We assume three levels of punning (śleṣa) in the first stanza. The first two play on the possibility of taking śaktibhr̥t either literally, or as epithet of the war-god Skanda; on the possibility of interpreting abhī in two different ways; and on the different possibilities of analyzing the compound adaṇḍabhedā. The third sense may be less obvious to most readers. But Dominic Goodall (p. xix, n. 17) has discussed Śaiva punning on the words śakti (spear or power, of king, Skanda or Śiva) and ari (enemies, worldly or internal) in a late-7th-century inscription of Pallava king Narasiṁha II. He has there provided textual references in support of taking arivarga ‘group of enemies’ as denoting the human senses or passions (a theme also alluded to in C. 173), and referred to a passage illustrating the (descent of) divine power (śaktipāta) as crucial element in Śaiva tantric initiation.
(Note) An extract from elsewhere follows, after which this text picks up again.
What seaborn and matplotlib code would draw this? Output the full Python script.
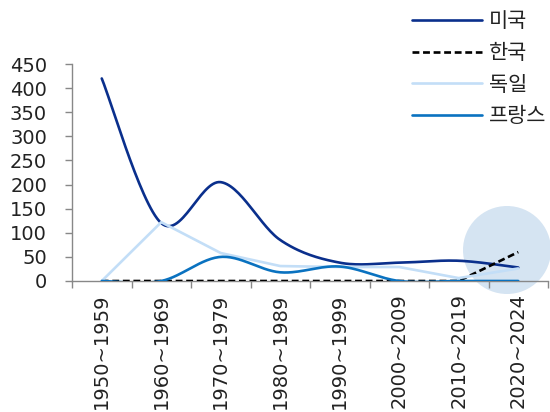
import numpy as np
import pandas as pd
import matplotlib
matplotlib.use("Agg")
import matplotlib.pyplot as plt
import seaborn as sns
from matplotlib.patches import Ellipse

categories = ["1950~1959", "1960~1969", "1970~1979", "1980~1989",
              "1990~1999", "2000~2009", "2010~2019", "2020~2024"]
usa = [420, 120, 205, 85, 38, 38, 42, 28]
korea = [0, 0, 0, 0, 0, 0, 0, 60]
germany = [0, 122, 58, 31, 29, 29, 6, 26]
france = [0, 0, 50, 18, 30, 0, 0, 0]
y_ticks = [0, 50, 100, 150, 200, 250, 300, 350, 400, 450]

series_names = ["미국", "한국", "독일", "프랑스"]
series_vals = [usa, korea, germany, france]
colors = ["#0a2f8c", "#000000", "#c3def7", "#0a72c0"]
smooth = [True, False, False, True]


def smooth_curve(y, n=30):
    y = np.asarray(y, float)
    x = np.arange(len(y), dtype=float)
    px = np.concatenate([[x[0]], x, [x[-1]]])
    py = np.concatenate([[y[0]], y, [y[-1]]])
    xs, ys = [], []
    for i in range(1, len(px) - 2):
        p0, p1, p2, p3 = py[i - 1], py[i], py[i + 1], py[i + 2]
        q0, q1, q2, q3 = px[i - 1], px[i], px[i + 1], px[i + 2]
        t = np.linspace(0, 1, n, endpoint=False)
        c1y = p1 + (p2 - p0) / 6
        c2y = p2 - (p3 - p1) / 6
        c1x = q1 + (q2 - q0) / 6
        c2x = q2 - (q3 - q1) / 6
        bx = (1 - t) ** 3 * q1 + 3 * (1 - t) ** 2 * t * c1x + 3 * (1 - t) * t ** 2 * c2x + t ** 3 * q2
        by = (1 - t) ** 3 * p1 + 3 * (1 - t) ** 2 * t * c1y + 3 * (1 - t) * t ** 2 * c2y + t ** 3 * p2
        xs.append(bx)
        ys.append(by)
    xs.append([x[-1]])
    ys.append([y[-1]])
    return np.concatenate(xs), np.concatenate(ys)


sns.set_theme(style="white")
plt.rcParams["font.family"] = ["DejaVu Sans", "Noto Sans CJK KR"]

fig = plt.figure(figsize=(5.5, 4.12), dpi=100)
ax = fig.add_axes([72 / 550, 1 - 281 / 412, (548 - 72) / 550, (281 - 64) / 412])

for name, vals, col, sm in zip(series_names, series_vals, colors, smooth):
    if sm:
        xs, ys = smooth_curve(vals)
    else:
        xs, ys = np.arange(len(vals), dtype=float), np.asarray(vals, float)
    df = pd.DataFrame({"x": xs, "y": ys})
    sns.lineplot(data=df, x="x", y="y", ax=ax, color=col, lw=1.9,
                 label=name, sort=False, estimator=None, zorder=3)
    if name == "한국":
        ax.lines[-1].set_dashes((2.6, 1.4))

ax.set_xlim(-0.5, len(categories) - 0.5)
ax.set_ylim(0, 450)
ax.set_yticks(y_ticks)
ax.set_yticklabels([str(v) for v in y_ticks], fontsize=14, color="#222222")
ax.set_xticks(np.arange(len(categories)))
ax.set_xticklabels(categories, rotation=90, fontsize=14, color="#222222")
ax.set_xticks(np.arange(-0.5, len(categories)), minor=True)
ax.tick_params(axis="x", which="major", length=0, pad=9)
ax.tick_params(axis="x", which="minor", length=5, color="#888888", width=1, direction="out", bottom=True)
ax.tick_params(axis="y", length=5, color="#888888", width=1, direction="out", left=True, pad=13)
ax.set_xlabel("")
ax.set_ylabel("")
for s in ["top", "right"]:
    ax.spines[s].set_visible(False)
for s in ["left", "bottom"]:
    ax.spines[s].set_color("#888888")
    ax.spines[s].set_linewidth(1)
ax.patch.set_alpha(0)

# highlight circle
circ = Ellipse((507 / 550, 1 - 250 / 412), 88 / 550, 88 / 412, transform=fig.transFigure,
               facecolor="#d5e4f2", edgecolor="none", zorder=-1, clip_on=False)
fig.patches.append(circ)

handles, labels = ax.get_legend_handles_labels()
leg = ax.legend(handles, labels, loc="upper right", bbox_to_anchor=(1.012, 1.0),
                bbox_transform=fig.transFigure,
                frameon=False, handlelength=3.35, labelspacing=0.46,
                handletextpad=0.34, borderaxespad=0.1,
                prop={"family": ["Noto Sans CJK KR", "DejaVu Sans"], "size": 15})
for t in leg.get_texts():
    t.set_color("#222222")

fig.savefig("out.png", dpi=100)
In further support of the assumption of this third sense, he has shared with us his interpretation of a stanza in a somewhat later inscription. This is K. 528 (Eastern Mebon, 953 CE, edited in ), stanza XX, about King Rājendravarman, and it comprises three crucial elements that we also see in ours: āsādya śaktiṁ vivudhopanītāṁ māheśvarīṁ jñānamayīm amoghām kumārabhāve vijitārivarggo yo dīpayām āsa mahendralakṣmīm || After attaining the Power (or: weapon) of Maheśvara (Śiva) that consists in Knowledge, that is never failing (viz. after attaining initiation) [and that has been] transmitted by the gods, being in youth (or: as crown-prince, or: as Kumāra, i.e. Skanda) one whose enemies (or: passions) were conquered, he caused the glory of Mahendravarman to shine. Mahendra is both the name of King Rājendravarman's father, Mahendravarman, and a name of the god Indra, whose enemies Skanda destroyed. So there must here be a reference to Skanda getting hold of (āsādya) his famous weapon, called Śakti (though not always clearly a spear), and destroying Indra's enemies (which was the reason for his birth being plotted by Indra in the first place). Most words can be accounted for in that layer of meaning, but the words māheśvarīṁ jñānamayīm defy multivalent interpretation, and vibudhopanītāṁ suggests that he gained his famous weapon from the gods. There is almost certainly a myth that recounts such a handover, but we have not been able to find it. What we do find is that Viśvakarman is said to have fashioned Guha's Śakti using bits of radiance of the sun (in Viṣṇupurāṇa 3.2.12), and that certainly suggests that some god must then have handed it to him. What is plain is that in one level of meaning the verse refers to Rājendravarman, like Prakāśadharman, having received Śiva’s salvific grace (śakti), in other words tantric initiation.

Our new reading svapitāmahīpitur makes Kandarpadharman the father of Prakāśadharman’s paternal grandmother (rather than the father of his paternal great-grandmother).